Jednak najważniejszym tu twierdzeniem nie jest sugestia: „jednorazowy dodatek uzupełniający może być wliczany do płacy minimalnej”, lecz zdanie: ”Można jednak (z różnych racji – a rację ma nie ten w moim fajnym kraju, kto dysponuje mocą argumentacji, lecz ten, kto dysponuje mocą presji i opresji; taki wschodni obyczaj) nie chcieć się zgodzić ze znaczeniem zwrotu: »czyli jednorazowy dodatek uzupełniający jest składnikiem wydatków, tylko nie jest uwzględniany z mocy art. 30a ust. 6 jako składnik wydatków«”.
MEN niech się lepiej na ten temat nie wypowiada, bo po raz kolejny namiesza i napisze: „nie stanowi to wiążącej wykładni prawa”.
To, co mam wybrać – pyta się Czytelnik tych treści.
Odpowiedź jest prosta – to wybierz, z czym się utożsamiasz, pod warunkiem że będziesz:
(1) w stanie swój wybór obronić;
(2) tępił będziesz bezlitośnie „postawy wschodnie”, że „rację ma nie ten w moim fajnym kraju, kto dysponuje mocą argumentacji, lecz ten, kto dysponuje mocą presji i opresji”.
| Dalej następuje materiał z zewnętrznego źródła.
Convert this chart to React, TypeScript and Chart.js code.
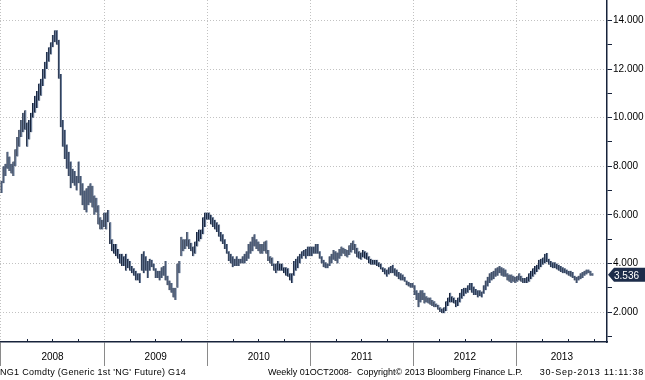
import React, { useEffect, useRef } from 'react';
import { Chart, registerables } from 'chart.js';

Chart.register(...registerables);

// Weekly low / high of NG1 Comdty, week 0 = week ending 4 Jan 2008
const lo2008 = [6.9,7.3,7.6,7.9,7.8,7.7,7.6,8.0,8.4,8.8,9.2,9.4,9.5,8.8,9.1,9.4,10.0,10.2,10.4,10.7,10.9,11.3,11.6,12.0,12.3,12.6,12.9,13.1,13.0,11.6,9.6,8.8,8.3,7.9,7.6,7.1,7.3,7.2,7.0,7.3,6.8,6.4,6.2,6.1,6.4,6.5,6.3,6.0,6.1,5.6,5.4,5.4,5.5];
const hi2008 = [7.4,8.0,8.1,8.6,8.4,8.1,8.2,8.7,9.2,9.5,9.9,10.2,10.3,9.8,9.9,10.2,10.6,10.9,11.1,11.4,11.6,12.0,12.3,12.7,12.9,13.1,13.4,13.6,13.6,13.2,11.8,9.9,9.5,8.9,8.6,8.2,7.9,7.8,7.6,8.2,7.6,7.3,7.0,7.1,7.2,7.3,7.2,6.8,6.7,6.4,5.9,5.8,6.1];
const lo2009 = [5.4,5.7,4.8,4.5,4.4,4.3,4.2,4.0,3.9,3.9,3.7,3.8,3.7,3.6,3.5,3.3,3.3,3.2,3.7,3.6,3.7,3.4,3.7,3.85,3.7,3.4,3.4,3.3,3.4,3.5,3.3,3.1,2.9,2.8,2.6,2.5,3.0,3.6,4.3,4.5,4.6,4.7,4.6,4.5,4.3,4.4,4.7,4.9,5.0,5.2,5.5,5.8];
const hi2009 = [6.1,6.2,5.7,5.0,4.8,4.8,4.6,4.4,4.4,4.3,4.4,4.2,4.1,3.9,3.8,3.7,3.6,3.6,4.4,4.5,4.3,4.1,4.2,4.15,4.0,3.8,3.7,3.7,3.85,3.9,4.1,3.5,3.3,3.2,3.0,3.0,4.0,4.1,5.1,5.0,5.0,5.3,5.0,4.85,4.7,4.9,5.3,5.4,5.4,5.9,6.1,6.1];
const lo2010 = [5.8,5.6,5.5,5.4,5.3,5.1,4.9,4.8,4.6,4.4,4.1,4.0,3.85,3.9,3.9,3.9,4.0,4.0,4.0,4.1,4.2,4.4,4.5,4.7,4.6,4.5,4.4,4.4,4.5,4.4,4.1,4.0,3.9,3.7,3.6,3.7,3.7,3.7,3.6,3.5,3.45,3.3,3.2,3.5,3.7,3.8,4.0,4.2,4.3,4.2,4.3,4.3];
const hi2010 = [6.1,6.0,5.9,5.8,5.7,5.6,5.3,5.2,5.0,4.8,4.5,4.4,4.3,4.2,4.3,4.2,4.2,4.3,4.4,4.5,4.8,4.9,5.1,5.2,5.0,4.9,4.8,4.8,4.9,4.95,4.55,4.3,4.25,4.0,4.0,4.1,4.0,4.0,3.85,3.85,3.8,3.6,3.6,4.1,4.2,4.3,4.4,4.5,4.55,4.6,4.7,4.7];
const lo2011 = [4.3,4.4,4.4,4.4,4.2,4.0,3.85,3.8,3.8,3.9,4.0,4.15,4.1,4.0,4.2,4.3,4.4,4.3,4.25,4.35,4.45,4.55,4.4,4.25,4.2,4.15,4.25,4.2,4.15,4.0,3.95,3.95,3.95,3.9,3.85,3.75,3.65,3.55,3.45,3.55,3.6,3.6,3.5,3.45,3.35,3.3,3.3,3.25,3.1,3.05,3.0,3.0];
const hi2011 = [4.7,4.7,4.8,4.8,4.5,4.3,4.15,4.05,4.0,4.3,4.4,4.55,4.5,4.45,4.6,4.7,4.65,4.6,4.55,4.75,4.85,4.95,4.8,4.65,4.5,4.45,4.55,4.5,4.45,4.3,4.2,4.15,4.15,4.15,4.05,4.0,3.85,3.8,3.75,3.85,3.9,3.95,3.8,3.75,3.65,3.6,3.55,3.45,3.3,3.25,3.2,3.2];
const lo2012 = [2.7,2.5,2.2,2.4,2.5,2.35,2.4,2.35,2.3,2.25,2.2,2.2,2.1,2.0,1.95,1.95,2.05,2.25,2.4,2.4,2.35,2.2,2.25,2.4,2.55,2.65,2.75,2.8,2.9,2.8,2.7,2.7,2.6,2.65,2.6,2.75,2.9,3.05,3.2,3.3,3.35,3.45,3.5,3.6,3.5,3.45,3.45,3.3,3.25,3.2,3.25,3.2];
const hi2012 = [3.1,2.9,2.8,2.9,2.9,2.8,2.65,2.6,2.6,2.5,2.45,2.35,2.3,2.2,2.15,2.2,2.45,2.6,2.8,2.65,2.6,2.5,2.6,2.8,2.95,3.0,3.0,3.1,3.2,3.2,3.05,2.95,2.9,2.9,2.85,3.1,3.3,3.45,3.6,3.65,3.7,3.8,3.85,3.9,3.85,3.8,3.75,3.6,3.55,3.55,3.5,3.45];
const lo2013 = [3.25,3.3,3.25,3.2,3.2,3.2,3.25,3.35,3.45,3.55,3.65,3.75,3.85,3.95,4.0,4.05,3.95,3.85,3.8,3.8,3.75,3.7,3.65,3.6,3.6,3.55,3.5,3.45,3.4,3.3,3.2,3.3,3.35,3.4,3.5,3.55,3.6,3.5,3.5];
const hi2013 = [3.5,3.6,3.5,3.4,3.4,3.45,3.6,3.7,3.8,3.9,3.95,4.15,4.2,4.25,4.4,4.43,4.2,4.1,4.05,4.05,4.0,3.95,3.9,3.85,3.8,3.75,3.7,3.7,3.65,3.5,3.45,3.5,3.6,3.65,3.7,3.75,3.75,3.7,3.6];

const yearLabels = ['2008', '2009', '2010', '2011', '2012', '2013'];
const majorTicks = [2, 4, 6, 8, 10, 12, 14];
const minorTicks = [1, 3, 5, 7, 9, 11, 13];
const lastPrice = 3.536;

const footerLeft = "NG1 Comdty (Generic 1st 'NG' Future) G14";
const footerRange = 'Weekly 01OCT2008-';
const footerCopy = 'Copyright\u00A9 2013 Bloomberg Finance L.P.';
const footerStamp = '30-Sep-2013 11:11:38';

const DAY = 86400000;
const firstWeek = Date.UTC(2008, 0, 4);
const weekOf = (t: number) => (t - firstWeek) / (7 * DAY);
const xMin = weekOf(Date.UTC(2007, 11, 29));
const xMax = weekOf(Date.UTC(2013, 10, 17));

const lows = [...lo2008, ...lo2009, ...lo2010, ...lo2011, ...lo2012, ...lo2013];
const highs = [...hi2008, ...hi2009, ...hi2010, ...hi2011, ...hi2012, ...hi2013];

const FONT = '"Liberation Sans", Arial, sans-serif';
const NAVY = '#17233b';

const axisDecor = {
  id: 'axisDecor',
  afterDraw(chart: any) {
    const { ctx, chartArea, scales } = chart;
    const xs = scales.x;
    const ys = scales.y;
    ctx.save();
    // quarter ticks
    ctx.strokeStyle = NAVY;
    ctx.lineWidth = 1;
    yearLabels.forEach((yl) => {
      const yr = Number(yl);
      [3, 6, 9].forEach((m) => {
        const px = Math.round(xs.getPixelForValue(weekOf(Date.UTC(yr, m, 1)))) + 0.5;
        if (px > chartArea.right) return;
        ctx.beginPath();
        ctx.moveTo(px, chartArea.bottom);
        ctx.lineTo(px, chartArea.bottom - 3);
        ctx.stroke();
      });
    });
    // year labels
    ctx.fillStyle = '#000';
    ctx.font = '10px ' + FONT;
    ctx.textAlign = 'center';
    ctx.textBaseline = 'middle';
    yearLabels.forEach((yl) => {
      const yr = Number(yl);
      const a = Math.max(xs.getPixelForValue(weekOf(Date.UTC(yr, 0, 1))), chartArea.left);
      const b = Math.min(xs.getPixelForValue(weekOf(Date.UTC(yr + 1, 0, 1))), chartArea.right);
      ctx.fillText(yl, (a + b) / 2, chartArea.bottom + 15);
    });
    // last price tag
    const y = ys.getPixelForValue(lastPrice);
    const x0 = chartArea.right + 1;
    const w = chart.width;
    ctx.fillStyle = '#1d2c4a';
    ctx.beginPath();
    ctx.moveTo(x0, y);
    ctx.lineTo(x0 + 6, y - 7);
    ctx.lineTo(w, y - 7);
    ctx.lineTo(w, y + 7);
    ctx.lineTo(x0 + 6, y + 7);
    ctx.closePath();
    ctx.fill();
    ctx.fillStyle = '#fff';
    ctx.textAlign = 'left';
    ctx.fillText(lastPrice.toFixed(3), x0 + 6, y + 1);
    ctx.restore();
  },
};

export default function App() {
  const ref = useRef<HTMLCanvasElement>(null);
  useEffect(() => {
    if (!ref.current) return;
    const bars = lows.map((l, i) => ({ x: i, y: [l, highs[i]] }));
    const yearStarts = yearLabels.map((yl) => weekOf(Date.UTC(Number(yl), 0, 1)));
    const chart = new Chart(ref.current, {
      type: 'bar',
      data: {
        datasets: [
          {
            data: bars as any,
            backgroundColor: '#6a7c98',
            borderColor: '#16223a',
            borderWidth: { left: 1, right: 0, top: 0, bottom: 0 } as any,
            borderSkipped: false,
            barThickness: 2,
            grouped: false,
          },
        ],
      },
      options: {
        responsive: false,
        animation: false,
        layout: { padding: 0 },
        plugins: { legend: { display: false }, tooltip: { enabled: false } },
        scales: {
          x: {
            type: 'linear',
            position: 'bottom',
            offset: false,
            min: xMin,
            max: xMax,
            afterBuildTicks: (s: any) => {
              s.ticks = yearStarts.filter((v) => v >= xMin && v <= xMax).map((v) => ({ value: v }));
            },
            ticks: { display: false },
            grid: { offset: false, color: '#c2c2c2', tickColor: '#8a8a8a', tickLength: 24, lineWidth: 1 },
            border: { color: NAVY, width: 1.5, dash: [1, 2] },
            afterFit: (s: any) => {
              s.height = 38;
              s.paddingLeft = 0;
              s.paddingRight = 0;
            },
          },
          y: {
            type: 'linear',
            position: 'right',
            min: 0.77,
            max: 14.84,
            afterBuildTicks: (s: any) => {
              s.ticks = [...minorTicks, ...majorTicks].sort((a, b) => a - b).map((v) => ({ value: v }));
            },
            ticks: {
              autoSkip: false,
              padding: 1,
              color: '#000',
              font: { family: FONT, size: 10 },
              callback: (v: any) => (majorTicks.includes(Number(v)) ? Number(v).toFixed(3) : ''),
            },
            grid: {
              color: (c: any) => (majorTicks.includes(c.tick?.value) ? '#c2c2c2' : 'rgba(0,0,0,0)'),
              tickColor: NAVY,
              tickLength: 5,
              lineWidth: 1,
            },
            border: { color: NAVY, width: 1.5, dash: [1, 2] },
            afterFit: (s: any) => {
              s.width = 38;
              s.paddingTop = 0;
              s.paddingBottom = 0;
            },
          },
        },
      },
      plugins: [axisDecor],
    });
    return () => chart.destroy();
  }, []);

  const txt: React.CSSProperties = {
    position: 'absolute',
    top: 367,
    fontFamily: FONT,
    fontSize: 9,
    lineHeight: '11px',
    color: '#000',
    whiteSpace: 'nowrap',
  };

  return (
    <div style={{ position: 'fixed', left: 0, top: 0, width: 645, height: 380, background: '#fff', overflow: 'hidden' }}>
      <canvas ref={ref} width={645} height={380} style={{ display: 'block' }} />
      <div style={{ ...txt, left: 0, letterSpacing: 0.3 }}>{footerLeft}</div>
      <div style={{ ...txt, left: 268 }}>{footerRange}</div>
      <div style={{ ...txt, left: 357 }}>{footerCopy}</div>
      <div style={{ ...txt, right: 1, letterSpacing: 0.8 }}>{footerStamp}</div>
    </div>
  );
}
W każdym innym przypadku wybieraj zło mniejsze. Czyli: „jednorazowy dodatek uzupełniający może być wliczany do płacy minimalnej”.
Mądry, spójny i racjonalny prawodawca czyni prawo w sposób zawężający wątpliwości do stanów bliskich zera. Taka jest idea. Oj, jakże daleko zwłaszcza w epoce kaczyzmu odpłynęliśmy od tych starożytnych ideałów i siły tu znane a pokraczne, wytrwale i do skutku uczynią chyba wszystko, by trwać.